> **RECORDED DATA**:

──────

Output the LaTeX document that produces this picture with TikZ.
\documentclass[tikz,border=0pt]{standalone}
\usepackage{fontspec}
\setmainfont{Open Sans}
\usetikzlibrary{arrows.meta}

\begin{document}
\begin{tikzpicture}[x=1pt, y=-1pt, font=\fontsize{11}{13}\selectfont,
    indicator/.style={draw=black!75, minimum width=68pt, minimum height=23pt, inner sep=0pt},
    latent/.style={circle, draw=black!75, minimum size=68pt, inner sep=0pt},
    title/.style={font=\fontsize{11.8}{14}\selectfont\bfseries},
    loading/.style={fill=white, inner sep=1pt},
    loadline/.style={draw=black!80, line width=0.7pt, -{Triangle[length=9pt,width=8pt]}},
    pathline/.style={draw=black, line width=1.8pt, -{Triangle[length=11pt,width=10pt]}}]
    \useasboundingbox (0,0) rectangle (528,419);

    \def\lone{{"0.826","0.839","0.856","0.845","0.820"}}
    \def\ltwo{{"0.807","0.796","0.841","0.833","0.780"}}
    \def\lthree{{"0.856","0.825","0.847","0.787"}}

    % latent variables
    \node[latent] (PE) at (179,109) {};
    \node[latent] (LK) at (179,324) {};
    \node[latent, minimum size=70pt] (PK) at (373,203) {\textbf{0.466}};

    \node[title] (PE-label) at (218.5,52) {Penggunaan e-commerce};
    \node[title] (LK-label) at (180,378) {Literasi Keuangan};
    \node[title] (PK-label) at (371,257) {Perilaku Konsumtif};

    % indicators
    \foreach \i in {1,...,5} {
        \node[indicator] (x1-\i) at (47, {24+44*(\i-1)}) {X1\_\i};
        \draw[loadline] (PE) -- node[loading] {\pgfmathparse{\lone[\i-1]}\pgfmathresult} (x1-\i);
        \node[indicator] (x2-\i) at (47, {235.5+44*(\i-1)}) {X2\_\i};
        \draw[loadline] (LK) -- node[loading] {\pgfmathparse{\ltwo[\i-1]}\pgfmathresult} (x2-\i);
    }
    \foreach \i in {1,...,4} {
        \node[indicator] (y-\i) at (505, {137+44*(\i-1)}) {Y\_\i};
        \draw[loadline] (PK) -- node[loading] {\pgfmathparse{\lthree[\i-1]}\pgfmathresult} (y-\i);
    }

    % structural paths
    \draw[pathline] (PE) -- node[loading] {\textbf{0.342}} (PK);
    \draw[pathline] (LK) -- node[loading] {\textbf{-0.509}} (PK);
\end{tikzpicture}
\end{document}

──────

> **GOAL**: Recite the full listing above exactly.

> **SOLUTION TO THIS TASK**:
Output the LaTeX document that produces this picture with TikZ.
\documentclass[tikz,border=0pt]{standalone}
\usepackage{fontspec}
\setmainfont{Open Sans}
\usetikzlibrary{arrows.meta}

\begin{document}
\begin{tikzpicture}[x=1pt, y=-1pt, font=\fontsize{11}{13}\selectfont,
    indicator/.style={draw=black!75, minimum width=68pt, minimum height=23pt, inner sep=0pt},
    latent/.style={circle, draw=black!75, minimum size=68pt, inner sep=0pt},
    title/.style={font=\fontsize{11.8}{14}\selectfont\bfseries},
    loading/.style={fill=white, inner sep=1pt},
    loadline/.style={draw=black!80, line width=0.7pt, -{Triangle[length=9pt,width=8pt]}},
    pathline/.style={draw=black, line width=1.8pt, -{Triangle[length=11pt,width=10pt]}}]
    \useasboundingbox (0,0) rectangle (528,419);

    \def\lone{{"0.826","0.839","0.856","0.845","0.820"}}
    \def\ltwo{{"0.807","0.796","0.841","0.833","0.780"}}
    \def\lthree{{"0.856","0.825","0.847","0.787"}}

    % latent variables
    \node[latent] (PE) at (179,109) {};
    \node[latent] (LK) at (179,324) {};
    \node[latent, minimum size=70pt] (PK) at (373,203) {\textbf{0.466}};

    \node[title] (PE-label) at (218.5,52) {Penggunaan e-commerce};
    \node[title] (LK-label) at (180,378) {Literasi Keuangan};
    \node[title] (PK-label) at (371,257) {Perilaku Konsumtif};

    % indicators
    \foreach \i in {1,...,5} {
        \node[indicator] (x1-\i) at (47, {24+44*(\i-1)}) {X1\_\i};
        \draw[loadline] (PE) -- node[loading] {\pgfmathparse{\lone[\i-1]}\pgfmathresult} (x1-\i);
        \node[indicator] (x2-\i) at (47, {235.5+44*(\i-1)}) {X2\_\i};
        \draw[loadline] (LK) -- node[loading] {\pgfmathparse{\ltwo[\i-1]}\pgfmathresult} (x2-\i);
    }
    \foreach \i in {1,...,4} {
        \node[indicator] (y-\i) at (505, {137+44*(\i-1)}) {Y\_\i};
        \draw[loadline] (PK) -- node[loading] {\pgfmathparse{\lthree[\i-1]}\pgfmathresult} (y-\i);
    }

    % structural paths
    \draw[pathline] (PE) -- node[loading] {\textbf{0.342}} (PK);
    \draw[pathline] (LK) -- node[loading] {\textbf{-0.509}} (PK);
\end{tikzpicture}
\end{document}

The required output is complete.